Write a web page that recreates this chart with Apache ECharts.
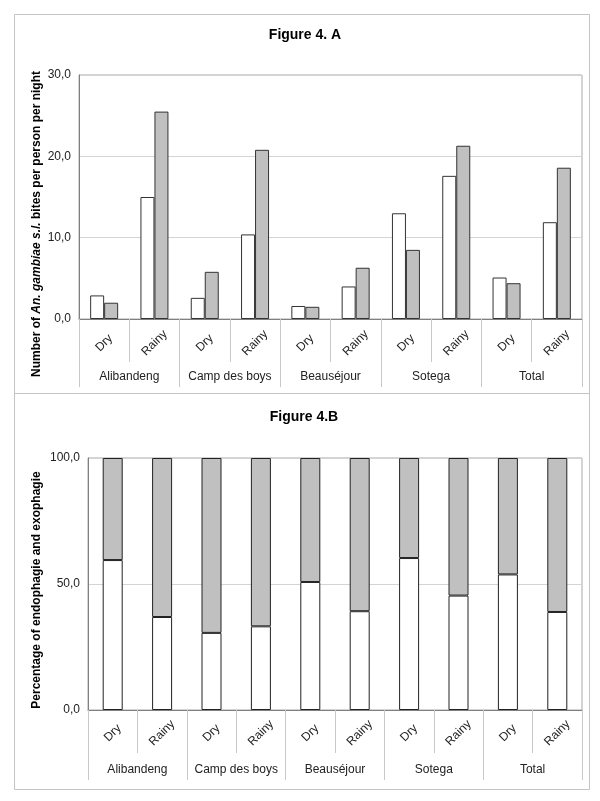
---
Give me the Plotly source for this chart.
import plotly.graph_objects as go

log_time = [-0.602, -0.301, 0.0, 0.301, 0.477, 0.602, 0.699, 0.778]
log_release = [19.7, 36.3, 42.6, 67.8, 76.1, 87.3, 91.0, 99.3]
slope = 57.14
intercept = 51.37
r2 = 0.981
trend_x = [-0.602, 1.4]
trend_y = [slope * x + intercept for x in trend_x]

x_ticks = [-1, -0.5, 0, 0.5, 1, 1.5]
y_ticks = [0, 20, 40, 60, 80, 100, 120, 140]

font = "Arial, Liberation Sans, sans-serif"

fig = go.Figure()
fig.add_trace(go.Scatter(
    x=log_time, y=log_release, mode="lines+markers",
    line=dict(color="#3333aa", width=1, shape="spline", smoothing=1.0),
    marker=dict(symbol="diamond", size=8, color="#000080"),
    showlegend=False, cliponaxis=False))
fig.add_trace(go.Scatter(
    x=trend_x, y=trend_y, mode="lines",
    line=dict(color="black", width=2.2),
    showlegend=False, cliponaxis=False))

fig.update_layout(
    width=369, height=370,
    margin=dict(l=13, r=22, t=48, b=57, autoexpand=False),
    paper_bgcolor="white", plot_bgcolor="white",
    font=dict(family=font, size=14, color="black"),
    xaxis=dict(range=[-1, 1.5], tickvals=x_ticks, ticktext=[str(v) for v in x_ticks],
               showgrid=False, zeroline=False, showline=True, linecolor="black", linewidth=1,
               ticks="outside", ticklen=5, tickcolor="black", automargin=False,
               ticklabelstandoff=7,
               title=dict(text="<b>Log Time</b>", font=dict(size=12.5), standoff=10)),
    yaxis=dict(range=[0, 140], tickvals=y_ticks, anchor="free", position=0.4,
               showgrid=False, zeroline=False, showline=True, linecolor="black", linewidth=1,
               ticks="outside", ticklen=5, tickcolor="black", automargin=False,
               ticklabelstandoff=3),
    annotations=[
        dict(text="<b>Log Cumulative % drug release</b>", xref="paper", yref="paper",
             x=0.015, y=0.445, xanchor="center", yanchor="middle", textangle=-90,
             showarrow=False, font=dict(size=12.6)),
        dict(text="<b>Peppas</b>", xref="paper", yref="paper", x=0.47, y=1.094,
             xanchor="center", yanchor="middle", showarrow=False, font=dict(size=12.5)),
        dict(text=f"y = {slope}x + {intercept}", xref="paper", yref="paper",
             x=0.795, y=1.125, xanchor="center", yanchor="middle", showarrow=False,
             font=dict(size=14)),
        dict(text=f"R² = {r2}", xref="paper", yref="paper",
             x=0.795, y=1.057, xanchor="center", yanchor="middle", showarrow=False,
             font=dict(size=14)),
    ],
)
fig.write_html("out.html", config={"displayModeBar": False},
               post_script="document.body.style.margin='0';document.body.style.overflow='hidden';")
==
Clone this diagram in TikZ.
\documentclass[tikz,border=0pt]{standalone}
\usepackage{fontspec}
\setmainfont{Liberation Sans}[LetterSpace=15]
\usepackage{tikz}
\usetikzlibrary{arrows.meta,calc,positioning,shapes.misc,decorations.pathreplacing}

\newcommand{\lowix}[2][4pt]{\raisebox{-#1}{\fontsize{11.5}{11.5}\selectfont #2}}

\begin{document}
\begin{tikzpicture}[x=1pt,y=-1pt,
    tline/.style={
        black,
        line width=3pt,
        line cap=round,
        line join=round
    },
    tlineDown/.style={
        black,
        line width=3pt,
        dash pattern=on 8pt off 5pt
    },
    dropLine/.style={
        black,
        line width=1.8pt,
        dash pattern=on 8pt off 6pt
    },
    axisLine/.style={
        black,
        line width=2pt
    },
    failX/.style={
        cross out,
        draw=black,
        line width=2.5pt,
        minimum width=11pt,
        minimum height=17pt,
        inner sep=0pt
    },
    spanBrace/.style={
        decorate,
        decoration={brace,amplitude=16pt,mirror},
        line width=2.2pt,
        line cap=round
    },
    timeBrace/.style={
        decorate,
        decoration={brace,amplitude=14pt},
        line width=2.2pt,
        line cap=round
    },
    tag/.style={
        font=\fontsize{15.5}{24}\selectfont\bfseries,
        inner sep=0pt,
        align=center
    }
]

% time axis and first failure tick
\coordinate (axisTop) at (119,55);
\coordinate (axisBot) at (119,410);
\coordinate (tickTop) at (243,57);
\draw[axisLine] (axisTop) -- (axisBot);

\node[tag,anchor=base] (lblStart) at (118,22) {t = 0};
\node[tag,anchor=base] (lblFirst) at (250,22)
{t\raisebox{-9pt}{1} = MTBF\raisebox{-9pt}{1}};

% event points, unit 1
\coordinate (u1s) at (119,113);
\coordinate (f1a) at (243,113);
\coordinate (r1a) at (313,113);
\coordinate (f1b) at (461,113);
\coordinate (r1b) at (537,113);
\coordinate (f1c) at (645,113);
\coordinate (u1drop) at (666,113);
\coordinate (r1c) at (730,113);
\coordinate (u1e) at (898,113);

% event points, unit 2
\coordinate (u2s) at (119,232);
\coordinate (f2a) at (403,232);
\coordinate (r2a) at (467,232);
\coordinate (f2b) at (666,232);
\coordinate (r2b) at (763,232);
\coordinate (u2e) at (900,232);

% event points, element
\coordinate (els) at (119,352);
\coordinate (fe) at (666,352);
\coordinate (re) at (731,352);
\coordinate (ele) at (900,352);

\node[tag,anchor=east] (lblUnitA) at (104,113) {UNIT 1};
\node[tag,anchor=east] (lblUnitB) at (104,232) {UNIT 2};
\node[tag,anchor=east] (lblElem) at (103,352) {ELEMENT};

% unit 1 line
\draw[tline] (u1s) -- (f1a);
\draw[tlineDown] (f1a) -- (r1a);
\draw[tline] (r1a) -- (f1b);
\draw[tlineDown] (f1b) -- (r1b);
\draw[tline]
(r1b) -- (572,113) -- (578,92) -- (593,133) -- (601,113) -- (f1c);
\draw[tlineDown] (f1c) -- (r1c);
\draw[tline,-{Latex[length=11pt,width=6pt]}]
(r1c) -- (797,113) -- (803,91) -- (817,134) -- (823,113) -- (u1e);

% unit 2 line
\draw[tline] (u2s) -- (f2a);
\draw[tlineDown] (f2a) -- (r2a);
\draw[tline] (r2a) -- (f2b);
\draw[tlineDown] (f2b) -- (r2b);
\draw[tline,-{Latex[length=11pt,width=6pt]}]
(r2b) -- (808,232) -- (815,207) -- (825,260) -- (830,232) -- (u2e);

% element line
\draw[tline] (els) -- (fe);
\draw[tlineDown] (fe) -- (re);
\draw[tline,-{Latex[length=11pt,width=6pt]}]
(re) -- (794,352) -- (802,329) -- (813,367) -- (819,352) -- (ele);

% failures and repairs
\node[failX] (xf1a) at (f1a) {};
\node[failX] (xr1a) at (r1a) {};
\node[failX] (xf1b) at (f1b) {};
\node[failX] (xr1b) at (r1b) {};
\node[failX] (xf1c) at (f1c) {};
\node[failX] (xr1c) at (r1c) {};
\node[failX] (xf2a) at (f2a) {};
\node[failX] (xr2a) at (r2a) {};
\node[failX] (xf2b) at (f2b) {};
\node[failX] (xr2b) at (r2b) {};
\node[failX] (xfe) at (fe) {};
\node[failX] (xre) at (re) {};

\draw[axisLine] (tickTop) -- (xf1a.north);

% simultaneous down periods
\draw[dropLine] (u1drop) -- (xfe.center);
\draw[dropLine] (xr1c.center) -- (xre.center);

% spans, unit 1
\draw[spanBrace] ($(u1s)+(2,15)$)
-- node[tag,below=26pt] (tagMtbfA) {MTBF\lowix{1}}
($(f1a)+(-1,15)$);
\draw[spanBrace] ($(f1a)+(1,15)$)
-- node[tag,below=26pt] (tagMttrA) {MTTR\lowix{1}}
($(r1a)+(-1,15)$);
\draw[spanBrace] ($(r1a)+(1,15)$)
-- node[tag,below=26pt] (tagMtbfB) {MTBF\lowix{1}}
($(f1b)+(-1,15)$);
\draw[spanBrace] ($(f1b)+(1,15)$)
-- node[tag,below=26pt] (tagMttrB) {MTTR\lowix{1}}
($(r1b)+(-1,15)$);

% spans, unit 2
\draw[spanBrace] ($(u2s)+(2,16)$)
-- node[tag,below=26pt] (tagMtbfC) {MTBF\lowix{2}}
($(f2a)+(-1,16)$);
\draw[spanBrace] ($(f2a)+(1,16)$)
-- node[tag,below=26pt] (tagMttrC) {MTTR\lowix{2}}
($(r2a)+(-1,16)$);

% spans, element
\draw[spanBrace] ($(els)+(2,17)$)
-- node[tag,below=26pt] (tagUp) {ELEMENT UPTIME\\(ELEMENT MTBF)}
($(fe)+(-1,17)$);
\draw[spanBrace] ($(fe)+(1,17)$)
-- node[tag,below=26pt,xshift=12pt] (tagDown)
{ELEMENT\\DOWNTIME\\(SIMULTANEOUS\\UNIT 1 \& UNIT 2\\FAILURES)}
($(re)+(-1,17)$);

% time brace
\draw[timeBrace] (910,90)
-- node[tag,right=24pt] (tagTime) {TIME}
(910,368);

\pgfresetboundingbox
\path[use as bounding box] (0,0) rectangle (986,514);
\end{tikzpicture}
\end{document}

Work instructions
Using the data above, repeat exactly the lines that begin at the line with "Give me the Plotly source for this chart." and end at the line with "trend_y = [slope", both ends included.

Result of this task
Give me the Plotly source for this chart.
import plotly.graph_objects as go

log_time = [-0.602, -0.301, 0.0, 0.301, 0.477, 0.602, 0.699, 0.778]
log_release = [19.7, 36.3, 42.6, 67.8, 76.1, 87.3, 91.0, 99.3]
slope = 57.14
intercept = 51.37
r2 = 0.981
trend_x = [-0.602, 1.4]
trend_y = [slope * x + intercept for x in trend_x]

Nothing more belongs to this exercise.